## WHAT THE EXERCISE ASKS
Locate each line in the records containing "this". Copy it.

## INFORMATION PROVIDED
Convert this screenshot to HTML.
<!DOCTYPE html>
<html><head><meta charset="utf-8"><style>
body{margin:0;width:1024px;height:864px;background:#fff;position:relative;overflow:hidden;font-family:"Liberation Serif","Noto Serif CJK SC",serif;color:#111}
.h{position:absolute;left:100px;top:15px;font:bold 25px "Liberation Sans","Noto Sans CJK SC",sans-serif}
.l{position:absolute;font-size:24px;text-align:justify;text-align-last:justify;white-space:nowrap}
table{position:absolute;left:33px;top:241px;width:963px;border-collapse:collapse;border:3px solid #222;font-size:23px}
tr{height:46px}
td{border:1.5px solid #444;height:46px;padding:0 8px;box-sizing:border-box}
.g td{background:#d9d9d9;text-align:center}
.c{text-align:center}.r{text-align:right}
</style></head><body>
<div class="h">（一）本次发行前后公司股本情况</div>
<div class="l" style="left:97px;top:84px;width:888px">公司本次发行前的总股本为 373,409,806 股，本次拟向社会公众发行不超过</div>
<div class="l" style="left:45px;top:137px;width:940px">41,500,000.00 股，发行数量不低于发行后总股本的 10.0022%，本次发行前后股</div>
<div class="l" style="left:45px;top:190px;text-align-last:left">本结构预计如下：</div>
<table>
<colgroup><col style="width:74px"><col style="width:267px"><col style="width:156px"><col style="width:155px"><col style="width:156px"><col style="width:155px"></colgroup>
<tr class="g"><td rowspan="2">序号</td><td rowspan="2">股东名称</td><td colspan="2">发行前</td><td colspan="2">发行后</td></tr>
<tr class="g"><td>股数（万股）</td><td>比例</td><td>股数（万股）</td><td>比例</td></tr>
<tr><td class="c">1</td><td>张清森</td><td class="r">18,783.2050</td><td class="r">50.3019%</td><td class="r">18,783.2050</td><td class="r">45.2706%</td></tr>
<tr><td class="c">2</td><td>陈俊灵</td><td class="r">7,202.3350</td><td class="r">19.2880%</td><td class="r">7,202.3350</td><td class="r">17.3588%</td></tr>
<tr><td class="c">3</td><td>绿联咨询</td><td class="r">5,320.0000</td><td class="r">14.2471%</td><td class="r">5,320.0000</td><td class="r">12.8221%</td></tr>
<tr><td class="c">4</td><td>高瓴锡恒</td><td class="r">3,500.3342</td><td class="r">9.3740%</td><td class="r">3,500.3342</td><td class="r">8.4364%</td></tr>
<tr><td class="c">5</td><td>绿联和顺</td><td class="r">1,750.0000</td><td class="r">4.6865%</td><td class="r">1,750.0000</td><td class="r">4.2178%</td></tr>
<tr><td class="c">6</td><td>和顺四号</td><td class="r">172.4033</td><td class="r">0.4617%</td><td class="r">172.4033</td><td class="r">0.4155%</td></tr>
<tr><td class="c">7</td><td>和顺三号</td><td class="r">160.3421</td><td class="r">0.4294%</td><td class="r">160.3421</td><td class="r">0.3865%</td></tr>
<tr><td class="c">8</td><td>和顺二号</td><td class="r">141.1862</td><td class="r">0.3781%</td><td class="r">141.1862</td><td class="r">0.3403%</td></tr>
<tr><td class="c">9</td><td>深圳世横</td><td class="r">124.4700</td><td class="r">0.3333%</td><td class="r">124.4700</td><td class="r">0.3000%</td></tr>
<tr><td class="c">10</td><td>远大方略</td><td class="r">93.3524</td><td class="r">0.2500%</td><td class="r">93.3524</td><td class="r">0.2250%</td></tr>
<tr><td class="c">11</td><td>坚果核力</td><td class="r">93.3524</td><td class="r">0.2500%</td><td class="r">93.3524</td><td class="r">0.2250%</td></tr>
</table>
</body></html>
* * *
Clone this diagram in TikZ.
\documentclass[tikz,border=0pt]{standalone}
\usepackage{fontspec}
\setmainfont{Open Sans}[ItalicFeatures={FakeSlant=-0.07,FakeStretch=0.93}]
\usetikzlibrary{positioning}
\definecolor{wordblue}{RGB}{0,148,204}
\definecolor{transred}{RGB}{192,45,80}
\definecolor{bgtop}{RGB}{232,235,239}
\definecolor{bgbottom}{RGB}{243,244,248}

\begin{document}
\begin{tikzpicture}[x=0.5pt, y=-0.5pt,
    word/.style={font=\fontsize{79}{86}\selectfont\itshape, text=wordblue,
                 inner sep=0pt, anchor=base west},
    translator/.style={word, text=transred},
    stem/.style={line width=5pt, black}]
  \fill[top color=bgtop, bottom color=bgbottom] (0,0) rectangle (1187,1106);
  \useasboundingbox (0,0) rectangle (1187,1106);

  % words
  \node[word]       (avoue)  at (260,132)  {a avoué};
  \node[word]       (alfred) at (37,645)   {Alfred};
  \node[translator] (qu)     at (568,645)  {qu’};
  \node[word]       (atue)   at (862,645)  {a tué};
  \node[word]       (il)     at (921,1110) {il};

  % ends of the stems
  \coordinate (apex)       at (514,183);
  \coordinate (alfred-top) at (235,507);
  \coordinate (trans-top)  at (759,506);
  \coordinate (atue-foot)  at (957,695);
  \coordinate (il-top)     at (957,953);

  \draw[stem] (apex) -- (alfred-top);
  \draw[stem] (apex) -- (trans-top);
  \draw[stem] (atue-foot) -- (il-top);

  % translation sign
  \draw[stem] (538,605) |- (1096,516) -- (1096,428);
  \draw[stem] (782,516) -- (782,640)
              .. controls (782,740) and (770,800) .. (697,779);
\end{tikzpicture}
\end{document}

## TASK ANSWER
Convert this screenshot to HTML.
Clone this diagram in TikZ.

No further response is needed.